A renowned scientist claims that a human-chimpanzee hybrid was born in a Florida lab 100 years ago before being killed by alarmed doctors.

According to psychologist Gordon Gallup, the world’s first “humanzee” baby boy was created in the 1920’s at a research facility where he used to work.

“One of the most interesting cases involved an attempt which was made back in the 1920s in what was the first primate research centre established in the US in Orange Park, Florida.

“They inseminated a female chimpanzee with human semen from an undisclosed donor and claimed not only that pregnancy occurred but the pregnancy went full term and resulted in a live birth.

“But in the matter of days, or a few weeks, they began to consider the moral and ethical considerations and the infant was euthanised,” Gallup told reporters.

A scientist has claimed that a human-chimp hybrid was born and then killed in a Florida lab in the 1920s. Pictured Oliver the chimp.
A scientist has claimed that a human-chimp hybrid was born and then killed in a Florida lab in the 1920s. Pictured Oliver the chimp.

The Sun reports:  Gallup said the professor worked at Yerkes before the research centre moved to Emory University in Atlanta, Georgia in 1930.

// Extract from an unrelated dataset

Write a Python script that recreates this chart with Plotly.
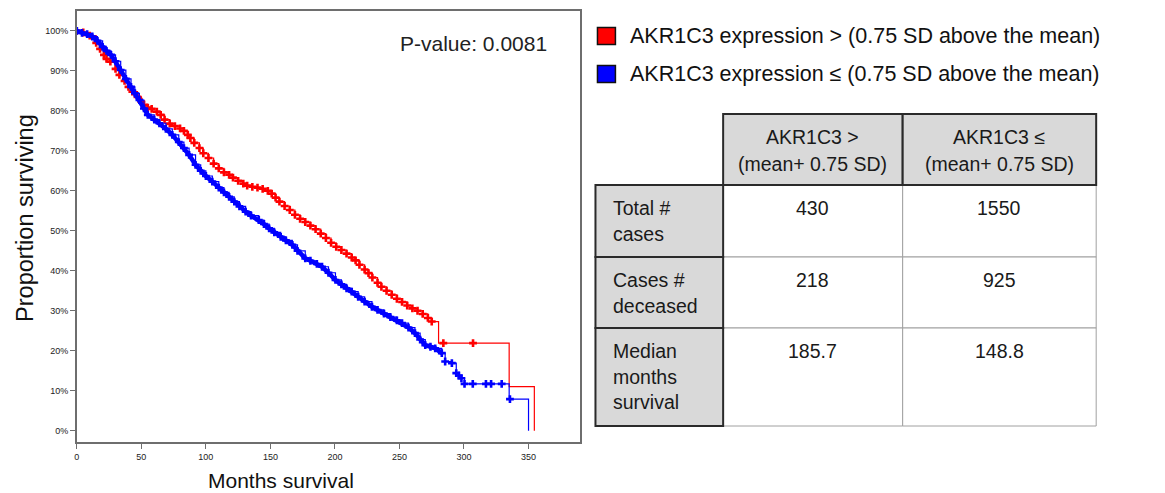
import plotly.graph_objects as go

# ---------------- data ----------------
# Kaplan-Meier step curves: months, % surviving
high_t = [0, 5, 10, 15, 18, 21, 23, 26, 30, 33, 37, 40, 43, 47, 50, 52, 55, 58, 62, 65,
          68, 72, 76, 80, 83, 86, 88, 91, 95, 98, 102, 106, 110, 114, 118, 121, 125, 129,
          132, 136, 140, 144, 148, 151, 154, 157, 161, 165, 169, 173, 177, 181, 185, 189,
          193, 197, 201, 205, 209, 213, 216, 219, 223, 226, 229, 233, 236, 240, 244, 248,
          252, 256, 260, 264, 268, 272, 275, 280.3, 335, 354.5]
high_s = [100, 99.6, 98.8, 97, 95.5, 94, 93, 92.3, 90.5, 89, 87.5, 86, 84.8, 83.5, 82.3,
          81.5, 80.8, 80.5, 79.8, 79, 77.8, 76.8, 76.2, 75.6, 75, 74, 73.2, 72, 70.7, 69.4,
          68.2, 66.8, 65.6, 64.6, 64, 63.3, 62.5, 61.8, 61.3, 61, 60.8, 60.5, 60, 59.3, 58.3,
          57.3, 56.2, 55.2, 54, 53, 52.2, 51.3, 50.4, 49.3, 48.2, 47, 46, 45.2, 44.3, 43.3,
          42.6, 41.5, 40.3, 39.4, 38.3, 37, 36, 35, 34, 33, 32.2, 31.3, 30.6, 30, 29.2, 28.2,
          27.3, 21.9, 11, 0]
low_t = [0, 4, 8, 12, 16, 20, 23, 26.5, 30, 34, 38, 42, 45, 48.5, 52, 55, 60, 64, 69, 74,
         79, 83, 87, 92, 96, 100, 105, 110, 114, 118, 122, 126, 130.8, 135, 141, 145, 149,
         153, 158, 162, 167, 171, 177, 181, 186, 190, 195, 200.4, 205, 209, 213, 218, 223,
         228.7, 233, 238, 243, 248, 252, 257, 262, 266, 270, 274, 277.7, 282.8, 285.4,
         290.6, 294, 296, 298, 300.4, 335, 350]
low_s = [100, 99.5, 99.2, 98.6, 97.5, 96, 95, 94, 92.4, 90.2, 88, 86, 84.4, 82.7, 80.6, 79,
         77.8, 76.9, 75.5, 74, 72.2, 70.7, 69, 66.5, 65, 63.7, 62.3, 60.8, 59.6, 58.5, 57.3,
         56.1, 54.8, 53.8, 52.7, 51.7, 50.6, 49.6, 48.5, 47.6, 46.5, 45, 43.1, 42.5, 41.7,
         41, 39.5, 37.7, 36.6, 35.6, 34.8, 33.5, 32.3, 31, 30.2, 29.3, 28.4, 27.6, 26.9,
         25.8, 24.4, 22.8, 21.4, 21, 20.6, 19.4, 17.3, 16.9, 14.4, 13.8, 13.1, 11.7, 7.9, 0]
# censored cases (tick marks)
high_cens_t = [t for t in high_t if t <= 275] + [284, 307]
high_cens_s = high_s[:len(high_cens_t) - 2] + [21.9, 21.9]
low_cens_t = [t for t in low_t if t <= 300.4] + [306.8, 317, 321, 329.2, 335.6]
low_cens_s = low_s[:len(low_cens_t) - 5] + [11.7, 11.7, 11.7, 11.7, 7.9]

x_ticks = [0, 50, 100, 150, 200, 250, 300, 350]
y_ticks = [0, 10, 20, 30, 40, 50, 60, 70, 80, 90, 100]

legend_labels = ["AKR1C3 expression > (0.75 SD above the mean)",
                 "AKR1C3 expression \u2264 (0.75 SD above the mean)"]
p_value_text = "P-value: 0.0081"

table_cols = ["AKR1C3 ><br>(mean+ 0.75 SD)", "AKR1C3 \u2264<br>(mean+ 0.75 SD)"]
table_rows = ["Total #<br>cases", "Cases #<br>deceased", "Median<br>months<br>survival"]
table_high = ["430", "218", "185.7"]
table_low = ["1550", "925", "148.8"]

# ---------------- styling / layout ----------------
W, H = 1165, 493
FONT = "Liberation Sans, Arial, sans-serif"
RED, BLUE = "#ff0000", "#0000ff"


def px(x):
    return x / W


def py(y):
    return 1 - y / H


fig = go.Figure()
# red group: thin step line + tick marks
fig.add_trace(go.Scatter(x=high_t, y=high_s, mode="lines",
                         line=dict(color=RED, width=1.2, shape="hv"),
                         showlegend=False, hoverinfo="skip"))
fig.add_trace(go.Scatter(x=high_cens_t, y=high_cens_s, mode="markers",
                         marker=dict(symbol="cross", size=6.5, color=RED, line=dict(width=0)),
                         showlegend=False, hoverinfo="skip"))
# blue group: step line, dense tick marks merge into a thick band
fig.add_trace(go.Scatter(x=low_t, y=low_s, mode="lines",
                         line=dict(color=BLUE, width=1.2, shape="hv"),
                         showlegend=False, hoverinfo="skip"))
n_dense = len([t for t in low_t if t <= 282.8])
fig.add_trace(go.Scatter(x=low_t[:n_dense], y=low_s[:n_dense], mode="lines",
                         line=dict(color=BLUE, width=4.5, shape="linear"),
                         showlegend=False, hoverinfo="skip"))
fig.add_trace(go.Scatter(x=low_cens_t, y=low_cens_s, mode="markers",
                         marker=dict(symbol="cross", size=6.5, color=BLUE, line=dict(width=0)),
                         showlegend=False, hoverinfo="skip"))

axis_common = dict(showgrid=False, zeroline=False, showline=True, linecolor="#6e6e6e",
                   linewidth=1.5, mirror=True, ticks="outside", ticklen=5, tickwidth=1.2,
                   tickcolor="#6e6e6e", tickfont=dict(family=FONT, size=9, color="#222222"))
fig.update_layout(
    width=W, height=H, margin=dict(l=0, r=0, t=0, b=0),
    paper_bgcolor="white", plot_bgcolor="white",
    font=dict(family=FONT, color="#111111"),
    xaxis=dict(domain=[px(74), px(578)], range=[0, 389.5], tickvals=x_ticks, **axis_common),
    yaxis=dict(domain=[py(442), py(10.5)], range=[-2.83, 105.1], tickvals=y_ticks,
               ticktext=[f"{v}%" for v in y_ticks], **axis_common),
)

ann = []
shapes = []
ann.append(dict(text="Proportion surviving", x=px(22), y=py(218), xref="paper", yref="paper",
                xanchor="center", yanchor="middle",
                textangle=-90, showarrow=False, font=dict(size=23.5, family=FONT, color="#111")))
ann.append(dict(text="Months survival", x=px(279), y=py(480), xref="paper", yref="paper",
                xanchor="center", yanchor="middle",
                showarrow=False, font=dict(size=21, family=FONT, color="#111")))
ann.append(dict(text=p_value_text, x=px(472), y=py(44), xref="paper", yref="paper",
                xanchor="center", yanchor="middle",
                showarrow=False, font=dict(size=21, family=FONT, color="#222")))

# legend
for i, (lab, col) in enumerate(zip(legend_labels, [RED, BLUE])):
    yc = 36 + i * 38
    shapes.append(dict(type="rect", xref="paper", yref="paper", x0=px(596), x1=px(614),
                       y0=py(yc - 8.5), y1=py(yc + 8.5), fillcolor=col,
                       line=dict(color="#111", width=1.5)))
    ann.append(dict(text=lab, x=px(627), y=py(yc), xref="paper", yref="paper", xanchor="left",
                    yanchor="middle",
                    showarrow=False, font=dict(size=21.5, family=FONT, color="#111")))

# table
col_x = [594, 722, 902, 1096]
row_y = [114, 185, 257, 328, 426]
GRAY = "#d9d9d9"
DARK = "#2a2a2a"
LIGHT = "#a0a0a0"
TFONT = dict(size=19.5, family=FONT, color="#1a1a1a")
LINE_H = 25.5
# data cells first (light borders)
for r in range(3):
    for c in range(2):
        shapes.append(dict(type="rect", xref="paper", yref="paper",
                           x0=px(col_x[c + 1]), x1=px(col_x[c + 2]),
                           y0=py(row_y[r + 1]), y1=py(row_y[r + 2]),
                           fillcolor="white", line=dict(color=LIGHT, width=1)))
# header cells
for c in range(2):
    shapes.append(dict(type="rect", xref="paper", yref="paper",
                       x0=px(col_x[c + 1]), x1=px(col_x[c + 2]),
                       y0=py(row_y[0]), y1=py(row_y[1]),
                       fillcolor=GRAY, line=dict(color=DARK, width=2)))
    for k, ln in enumerate(table_cols[c].split("<br>")):
        ann.append(dict(text=ln, x=px((col_x[c + 1] + col_x[c + 2]) / 2), y=py(137 + k * 26.5),
                        xanchor="center", yanchor="middle",
                        xref="paper", yref="paper", showarrow=False, font=TFONT))
# row header cells
for r in range(3):
    shapes.append(dict(type="rect", xref="paper", yref="paper",
                       x0=px(col_x[0]), x1=px(col_x[1]),
                       y0=py(row_y[r + 1]), y1=py(row_y[r + 2]),
                       fillcolor=GRAY, line=dict(color=DARK, width=2)))
    for k, ln in enumerate(table_rows[r].split("<br>")):
        ann.append(dict(text=ln, x=px(610), y=py(row_y[r + 1] + 23 + k * LINE_H),
                        xanchor="left", yanchor="middle",
                        xref="paper", yref="paper", showarrow=False, font=TFONT))
    for c, vals in enumerate([table_high, table_low]):
        ann.append(dict(text=vals[r], x=px((col_x[c + 1] + col_x[c + 2]) / 2),
                        y=py(row_y[r + 1] + 23), xanchor="center", yanchor="middle",
                        xref="paper", yref="paper",
                        showarrow=False, font=TFONT))

fig.update_layout(annotations=ann, shapes=shapes)
fig.write_html("out.html", config={"displayModeBar": False},
               post_script="document.body.style.margin='0';document.body.style.overflow='hidden';")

He added: “He told me the rumour was true. And he was a credible scientist in his own right.”

The most infamous humanzee project was conducted by Russia biologist Ilya Ivanov – also in the 1920s – who tried and failed to create a Soviet super-soldier using human sperm and female chimps.

Another reported case happened in Maoist China in 1967 where a female primate became pregnant with a human-hybrid only to die from neglect after the lab’s scientists were forced to abandon the project following the outbreak of the Cultural Revolution.

Gallup’s term humanzee became well known in the 1970s after the emergence of a creature known as Oliver – a bald chimp who walked on his hind legs.

But tests conducted on Oliver in 1996 proved once and for all that the animal had 48 chromosomes and was therefore not a human-hybrid.

Gallup said: “It was proven that Oliver was not a humanzee despite the fact that he looked very similar in terms of assuming an upright posture and having a protruding nose and all kinds of other things.”

And Gallup, who teaches biopsychology at the University at Albany in New York, insists that humans can be crossbred with all the great apes – not just chimpanzees.

He said: “All of the available evidence both fossil, paleontological and biochemical, including DNA itself, suggests that humans can also breed with gorillas and orangutans.

“Humans and all three of the great apes species are all descended from a single common ape-like ancestry.

“I’ve also coined what would be the appropriate terms to refer to human-gorilla hybrids and human-orangutan hybrids which would be a ‘hurilla’ and a ‘hurang’.”

Asked whether he would be in favour of a humanzee being brought into the world, Gallup replied: “I think it’s a fascinating question and I think it would have profound psychological and biological implications.

“But whether the cost would justify the benefit is the other question in this equation.”